Task details
Within the records that follow, restate exactly the lines from the line with "Emit a LaTeX" down to the line with "(title) at (640.5,-76)", including both. Omit the pictures.
## start Stored rows
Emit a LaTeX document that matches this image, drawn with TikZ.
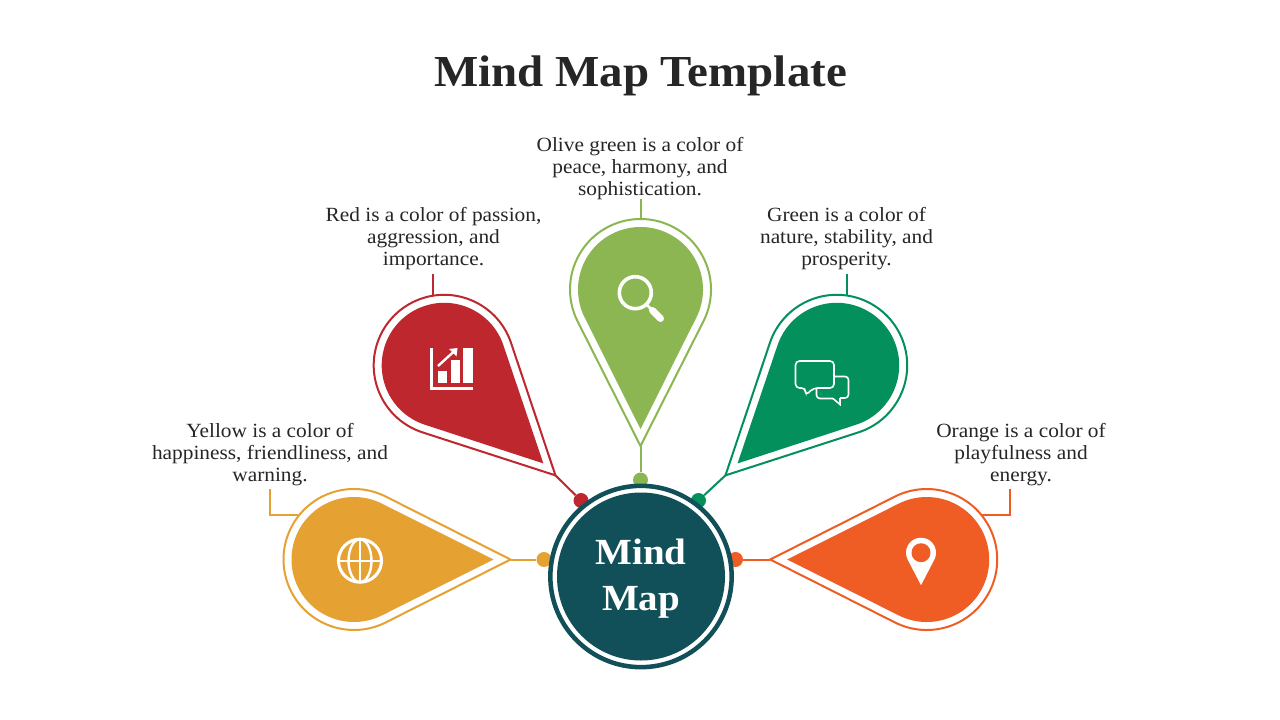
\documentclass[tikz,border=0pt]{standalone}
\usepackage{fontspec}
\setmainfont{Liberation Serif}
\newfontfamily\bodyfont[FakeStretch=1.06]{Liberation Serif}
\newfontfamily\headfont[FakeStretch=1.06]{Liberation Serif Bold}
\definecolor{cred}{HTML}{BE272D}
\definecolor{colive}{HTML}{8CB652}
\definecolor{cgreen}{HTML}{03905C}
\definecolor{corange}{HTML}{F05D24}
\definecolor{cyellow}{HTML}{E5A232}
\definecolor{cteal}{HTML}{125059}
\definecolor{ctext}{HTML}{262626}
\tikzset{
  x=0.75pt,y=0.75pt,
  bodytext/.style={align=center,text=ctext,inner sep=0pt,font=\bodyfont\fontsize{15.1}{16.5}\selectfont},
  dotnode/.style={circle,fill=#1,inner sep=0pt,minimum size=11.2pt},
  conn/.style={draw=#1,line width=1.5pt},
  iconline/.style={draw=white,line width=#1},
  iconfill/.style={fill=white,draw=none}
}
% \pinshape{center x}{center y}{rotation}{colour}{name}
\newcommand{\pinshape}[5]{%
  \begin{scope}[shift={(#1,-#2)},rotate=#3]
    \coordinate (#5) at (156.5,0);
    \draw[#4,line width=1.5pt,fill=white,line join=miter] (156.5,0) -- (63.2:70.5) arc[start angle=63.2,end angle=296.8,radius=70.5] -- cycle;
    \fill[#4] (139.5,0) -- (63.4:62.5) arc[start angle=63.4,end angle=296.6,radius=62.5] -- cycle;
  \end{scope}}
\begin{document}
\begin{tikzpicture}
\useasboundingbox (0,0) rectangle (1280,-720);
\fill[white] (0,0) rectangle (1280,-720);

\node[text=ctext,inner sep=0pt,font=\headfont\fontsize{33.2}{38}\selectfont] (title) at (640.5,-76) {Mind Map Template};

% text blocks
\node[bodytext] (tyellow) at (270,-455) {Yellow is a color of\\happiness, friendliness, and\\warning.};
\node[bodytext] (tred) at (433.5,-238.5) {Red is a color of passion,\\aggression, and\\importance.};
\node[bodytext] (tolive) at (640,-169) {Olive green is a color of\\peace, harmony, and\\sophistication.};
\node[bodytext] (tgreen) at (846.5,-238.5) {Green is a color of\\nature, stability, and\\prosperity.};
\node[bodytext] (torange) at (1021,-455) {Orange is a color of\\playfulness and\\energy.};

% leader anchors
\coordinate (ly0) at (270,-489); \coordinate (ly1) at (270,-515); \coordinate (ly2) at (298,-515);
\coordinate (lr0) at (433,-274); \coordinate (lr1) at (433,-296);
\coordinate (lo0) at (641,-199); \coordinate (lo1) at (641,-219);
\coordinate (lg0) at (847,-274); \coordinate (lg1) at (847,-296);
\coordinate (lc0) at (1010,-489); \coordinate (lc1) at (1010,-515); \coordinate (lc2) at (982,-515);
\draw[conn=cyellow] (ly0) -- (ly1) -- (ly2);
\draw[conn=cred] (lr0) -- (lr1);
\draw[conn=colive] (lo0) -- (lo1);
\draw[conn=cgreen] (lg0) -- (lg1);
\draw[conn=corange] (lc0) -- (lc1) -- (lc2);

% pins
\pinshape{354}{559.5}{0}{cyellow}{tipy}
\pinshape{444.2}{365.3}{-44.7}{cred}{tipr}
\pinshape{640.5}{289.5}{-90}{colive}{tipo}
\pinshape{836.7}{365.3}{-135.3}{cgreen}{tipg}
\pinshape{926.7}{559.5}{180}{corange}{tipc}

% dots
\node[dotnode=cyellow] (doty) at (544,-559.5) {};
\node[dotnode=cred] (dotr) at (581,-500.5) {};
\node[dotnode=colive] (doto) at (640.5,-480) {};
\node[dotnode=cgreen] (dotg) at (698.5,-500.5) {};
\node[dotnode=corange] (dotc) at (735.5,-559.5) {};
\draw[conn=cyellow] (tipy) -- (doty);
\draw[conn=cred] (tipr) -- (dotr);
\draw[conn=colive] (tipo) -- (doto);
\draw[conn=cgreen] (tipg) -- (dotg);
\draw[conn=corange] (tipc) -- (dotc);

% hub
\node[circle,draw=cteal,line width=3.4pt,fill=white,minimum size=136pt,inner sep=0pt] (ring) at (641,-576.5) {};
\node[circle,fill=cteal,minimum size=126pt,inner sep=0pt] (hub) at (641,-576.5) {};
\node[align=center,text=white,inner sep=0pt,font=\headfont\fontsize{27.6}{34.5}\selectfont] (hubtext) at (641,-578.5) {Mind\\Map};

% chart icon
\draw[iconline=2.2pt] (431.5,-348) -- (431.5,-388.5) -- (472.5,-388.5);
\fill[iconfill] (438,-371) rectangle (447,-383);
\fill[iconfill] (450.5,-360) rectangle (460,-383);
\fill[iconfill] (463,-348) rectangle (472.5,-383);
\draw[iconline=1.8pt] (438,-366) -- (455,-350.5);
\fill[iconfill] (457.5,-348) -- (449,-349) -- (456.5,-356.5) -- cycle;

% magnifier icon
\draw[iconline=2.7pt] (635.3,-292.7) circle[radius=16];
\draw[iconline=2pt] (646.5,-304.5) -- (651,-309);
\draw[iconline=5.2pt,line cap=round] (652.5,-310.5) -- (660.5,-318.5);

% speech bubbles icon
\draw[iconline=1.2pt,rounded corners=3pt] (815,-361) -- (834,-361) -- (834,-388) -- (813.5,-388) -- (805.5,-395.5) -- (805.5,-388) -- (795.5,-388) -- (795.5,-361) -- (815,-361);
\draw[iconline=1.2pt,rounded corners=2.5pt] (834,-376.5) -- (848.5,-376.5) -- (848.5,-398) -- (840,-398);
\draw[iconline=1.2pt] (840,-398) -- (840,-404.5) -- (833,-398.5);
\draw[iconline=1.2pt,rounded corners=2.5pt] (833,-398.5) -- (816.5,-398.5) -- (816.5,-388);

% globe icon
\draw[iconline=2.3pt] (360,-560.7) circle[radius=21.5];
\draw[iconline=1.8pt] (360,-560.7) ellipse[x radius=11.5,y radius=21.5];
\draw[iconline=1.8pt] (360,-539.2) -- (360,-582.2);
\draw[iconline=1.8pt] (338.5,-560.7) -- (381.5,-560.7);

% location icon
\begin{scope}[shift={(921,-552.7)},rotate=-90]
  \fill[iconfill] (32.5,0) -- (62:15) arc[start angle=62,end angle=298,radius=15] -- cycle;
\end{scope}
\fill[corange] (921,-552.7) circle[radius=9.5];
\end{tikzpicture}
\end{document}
## end Stored rows
## start Stored rows
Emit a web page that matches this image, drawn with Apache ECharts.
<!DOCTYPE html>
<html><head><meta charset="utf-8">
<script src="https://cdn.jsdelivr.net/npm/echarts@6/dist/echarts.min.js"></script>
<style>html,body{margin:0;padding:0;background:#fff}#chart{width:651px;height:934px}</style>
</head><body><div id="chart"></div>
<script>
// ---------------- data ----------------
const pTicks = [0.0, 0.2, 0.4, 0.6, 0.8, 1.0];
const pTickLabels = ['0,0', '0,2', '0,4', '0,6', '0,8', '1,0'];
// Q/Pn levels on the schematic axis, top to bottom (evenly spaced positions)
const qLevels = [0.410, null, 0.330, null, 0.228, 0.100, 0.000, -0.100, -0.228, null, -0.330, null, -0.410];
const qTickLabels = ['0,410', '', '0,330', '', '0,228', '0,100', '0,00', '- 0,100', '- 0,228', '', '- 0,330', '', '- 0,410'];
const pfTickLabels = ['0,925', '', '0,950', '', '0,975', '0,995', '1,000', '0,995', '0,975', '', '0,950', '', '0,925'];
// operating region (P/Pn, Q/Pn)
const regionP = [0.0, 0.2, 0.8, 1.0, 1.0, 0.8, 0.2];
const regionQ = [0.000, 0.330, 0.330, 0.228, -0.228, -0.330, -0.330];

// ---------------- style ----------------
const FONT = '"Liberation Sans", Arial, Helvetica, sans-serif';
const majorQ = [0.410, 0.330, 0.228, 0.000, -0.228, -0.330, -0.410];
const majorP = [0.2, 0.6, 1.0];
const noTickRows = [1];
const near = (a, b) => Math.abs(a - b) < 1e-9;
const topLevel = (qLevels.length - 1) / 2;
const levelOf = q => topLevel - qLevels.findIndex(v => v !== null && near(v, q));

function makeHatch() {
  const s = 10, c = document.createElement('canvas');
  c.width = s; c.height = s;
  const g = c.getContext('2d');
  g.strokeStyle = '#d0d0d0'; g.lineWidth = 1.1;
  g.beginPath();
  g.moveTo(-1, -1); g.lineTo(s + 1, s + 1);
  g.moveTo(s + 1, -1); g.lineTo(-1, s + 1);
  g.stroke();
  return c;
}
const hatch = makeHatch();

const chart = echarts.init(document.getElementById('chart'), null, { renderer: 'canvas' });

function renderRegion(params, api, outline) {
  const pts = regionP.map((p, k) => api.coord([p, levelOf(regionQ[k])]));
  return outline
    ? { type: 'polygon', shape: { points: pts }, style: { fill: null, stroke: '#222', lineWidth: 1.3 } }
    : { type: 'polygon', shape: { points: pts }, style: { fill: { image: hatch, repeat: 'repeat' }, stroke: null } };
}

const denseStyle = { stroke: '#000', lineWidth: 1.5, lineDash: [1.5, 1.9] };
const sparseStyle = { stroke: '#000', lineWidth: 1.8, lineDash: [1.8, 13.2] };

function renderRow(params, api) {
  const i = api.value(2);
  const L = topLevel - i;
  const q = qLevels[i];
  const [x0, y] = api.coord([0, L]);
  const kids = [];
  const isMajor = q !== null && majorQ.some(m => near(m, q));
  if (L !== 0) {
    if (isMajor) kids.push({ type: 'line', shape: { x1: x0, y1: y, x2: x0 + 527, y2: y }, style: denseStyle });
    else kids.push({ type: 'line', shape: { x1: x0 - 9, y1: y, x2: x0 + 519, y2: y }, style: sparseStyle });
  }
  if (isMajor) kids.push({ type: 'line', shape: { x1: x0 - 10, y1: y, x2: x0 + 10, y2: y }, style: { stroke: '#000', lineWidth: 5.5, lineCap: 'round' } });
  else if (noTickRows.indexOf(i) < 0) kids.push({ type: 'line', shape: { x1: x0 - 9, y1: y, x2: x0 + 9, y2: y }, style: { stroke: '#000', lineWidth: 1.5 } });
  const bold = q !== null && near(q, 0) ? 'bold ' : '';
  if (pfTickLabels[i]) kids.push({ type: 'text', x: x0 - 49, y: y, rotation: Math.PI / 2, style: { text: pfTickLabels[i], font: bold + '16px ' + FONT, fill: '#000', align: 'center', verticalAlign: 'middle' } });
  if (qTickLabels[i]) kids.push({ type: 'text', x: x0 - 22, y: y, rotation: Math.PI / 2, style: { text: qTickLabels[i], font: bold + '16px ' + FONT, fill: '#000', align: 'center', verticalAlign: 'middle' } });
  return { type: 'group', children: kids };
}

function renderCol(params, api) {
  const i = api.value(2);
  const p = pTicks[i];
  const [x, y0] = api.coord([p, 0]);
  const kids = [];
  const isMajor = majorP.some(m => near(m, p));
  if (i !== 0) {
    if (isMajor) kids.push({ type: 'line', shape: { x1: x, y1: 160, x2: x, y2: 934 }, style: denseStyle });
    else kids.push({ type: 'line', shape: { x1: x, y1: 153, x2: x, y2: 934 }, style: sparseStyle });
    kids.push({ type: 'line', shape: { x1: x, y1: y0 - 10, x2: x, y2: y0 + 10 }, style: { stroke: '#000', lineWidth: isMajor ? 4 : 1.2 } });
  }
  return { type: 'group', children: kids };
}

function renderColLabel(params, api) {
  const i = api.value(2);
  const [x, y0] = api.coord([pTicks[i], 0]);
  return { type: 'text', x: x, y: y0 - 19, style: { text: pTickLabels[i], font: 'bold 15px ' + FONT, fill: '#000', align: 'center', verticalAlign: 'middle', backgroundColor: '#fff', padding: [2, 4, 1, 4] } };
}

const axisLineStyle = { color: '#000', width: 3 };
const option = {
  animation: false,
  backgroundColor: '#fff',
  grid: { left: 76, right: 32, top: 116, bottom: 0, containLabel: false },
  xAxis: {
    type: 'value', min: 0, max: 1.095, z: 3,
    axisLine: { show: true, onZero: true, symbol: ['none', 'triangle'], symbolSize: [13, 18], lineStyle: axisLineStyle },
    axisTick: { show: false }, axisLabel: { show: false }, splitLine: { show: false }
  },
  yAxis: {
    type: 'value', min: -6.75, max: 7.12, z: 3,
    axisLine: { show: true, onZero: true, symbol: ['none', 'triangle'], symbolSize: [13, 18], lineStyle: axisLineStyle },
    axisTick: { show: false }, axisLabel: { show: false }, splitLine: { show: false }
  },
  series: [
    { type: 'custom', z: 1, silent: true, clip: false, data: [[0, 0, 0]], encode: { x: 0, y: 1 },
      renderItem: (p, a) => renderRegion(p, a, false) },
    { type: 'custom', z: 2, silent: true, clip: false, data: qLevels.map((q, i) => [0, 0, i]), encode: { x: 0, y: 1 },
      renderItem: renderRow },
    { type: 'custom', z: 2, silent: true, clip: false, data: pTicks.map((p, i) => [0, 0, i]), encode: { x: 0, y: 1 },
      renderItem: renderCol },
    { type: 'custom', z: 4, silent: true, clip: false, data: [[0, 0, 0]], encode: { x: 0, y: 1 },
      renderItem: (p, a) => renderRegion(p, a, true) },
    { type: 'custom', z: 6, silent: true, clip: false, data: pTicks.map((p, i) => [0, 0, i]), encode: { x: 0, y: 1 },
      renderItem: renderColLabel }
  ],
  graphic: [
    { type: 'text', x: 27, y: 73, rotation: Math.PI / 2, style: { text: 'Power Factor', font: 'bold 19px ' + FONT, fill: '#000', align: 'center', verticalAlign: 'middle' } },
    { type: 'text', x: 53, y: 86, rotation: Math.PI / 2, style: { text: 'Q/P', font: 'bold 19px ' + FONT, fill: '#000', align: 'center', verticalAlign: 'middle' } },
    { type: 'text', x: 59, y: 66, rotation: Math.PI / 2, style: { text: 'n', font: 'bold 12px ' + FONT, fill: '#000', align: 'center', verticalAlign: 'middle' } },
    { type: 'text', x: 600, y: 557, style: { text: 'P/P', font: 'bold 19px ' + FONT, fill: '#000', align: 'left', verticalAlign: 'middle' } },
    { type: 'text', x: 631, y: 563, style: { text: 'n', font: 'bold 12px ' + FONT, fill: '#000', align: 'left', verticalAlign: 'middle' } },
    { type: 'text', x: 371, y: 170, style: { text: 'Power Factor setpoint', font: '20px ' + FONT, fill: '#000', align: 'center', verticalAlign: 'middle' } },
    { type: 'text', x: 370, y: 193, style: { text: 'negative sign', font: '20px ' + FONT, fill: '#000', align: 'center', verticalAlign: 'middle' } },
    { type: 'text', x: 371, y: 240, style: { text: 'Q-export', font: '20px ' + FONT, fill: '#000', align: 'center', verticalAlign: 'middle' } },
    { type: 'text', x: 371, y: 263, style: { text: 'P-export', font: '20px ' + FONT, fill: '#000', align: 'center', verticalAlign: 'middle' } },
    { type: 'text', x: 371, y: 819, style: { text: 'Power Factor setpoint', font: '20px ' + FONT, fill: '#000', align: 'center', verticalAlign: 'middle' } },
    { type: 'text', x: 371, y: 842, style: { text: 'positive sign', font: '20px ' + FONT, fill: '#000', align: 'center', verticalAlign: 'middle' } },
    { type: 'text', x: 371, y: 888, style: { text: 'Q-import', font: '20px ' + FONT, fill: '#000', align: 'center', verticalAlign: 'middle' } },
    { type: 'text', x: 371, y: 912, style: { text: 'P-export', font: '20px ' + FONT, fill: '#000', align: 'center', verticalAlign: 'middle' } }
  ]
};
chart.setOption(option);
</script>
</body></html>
## end Stored rows
Worked answer
Emit a LaTeX document that matches this image, drawn with TikZ.
\documentclass[tikz,border=0pt]{standalone}
\usepackage{fontspec}
\setmainfont{Liberation Serif}
\newfontfamily\bodyfont[FakeStretch=1.06]{Liberation Serif}
\newfontfamily\headfont[FakeStretch=1.06]{Liberation Serif Bold}
\definecolor{cred}{HTML}{BE272D}
\definecolor{colive}{HTML}{8CB652}
\definecolor{cgreen}{HTML}{03905C}
\definecolor{corange}{HTML}{F05D24}
\definecolor{cyellow}{HTML}{E5A232}
\definecolor{cteal}{HTML}{125059}
\definecolor{ctext}{HTML}{262626}
\tikzset{
  x=0.75pt,y=0.75pt,
  bodytext/.style={align=center,text=ctext,inner sep=0pt,font=\bodyfont\fontsize{15.1}{16.5}\selectfont},
  dotnode/.style={circle,fill=#1,inner sep=0pt,minimum size=11.2pt},
  conn/.style={draw=#1,line width=1.5pt},
  iconline/.style={draw=white,line width=#1},
  iconfill/.style={fill=white,draw=none}
}
% \pinshape{center x}{center y}{rotation}{colour}{name}
\newcommand{\pinshape}[5]{%
  \begin{scope}[shift={(#1,-#2)},rotate=#3]
    \coordinate (#5) at (156.5,0);
    \draw[#4,line width=1.5pt,fill=white,line join=miter] (156.5,0) -- (63.2:70.5) arc[start angle=63.2,end angle=296.8,radius=70.5] -- cycle;
    \fill[#4] (139.5,0) -- (63.4:62.5) arc[start angle=63.4,end angle=296.6,radius=62.5] -- cycle;
  \end{scope}}
\begin{document}
\begin{tikzpicture}
\useasboundingbox (0,0) rectangle (1280,-720);
\fill[white] (0,0) rectangle (1280,-720);

\node[text=ctext,inner sep=0pt,font=\headfont\fontsize{33.2}{38}\selectfont] (title) at (640.5,-76) {Mind Map Template};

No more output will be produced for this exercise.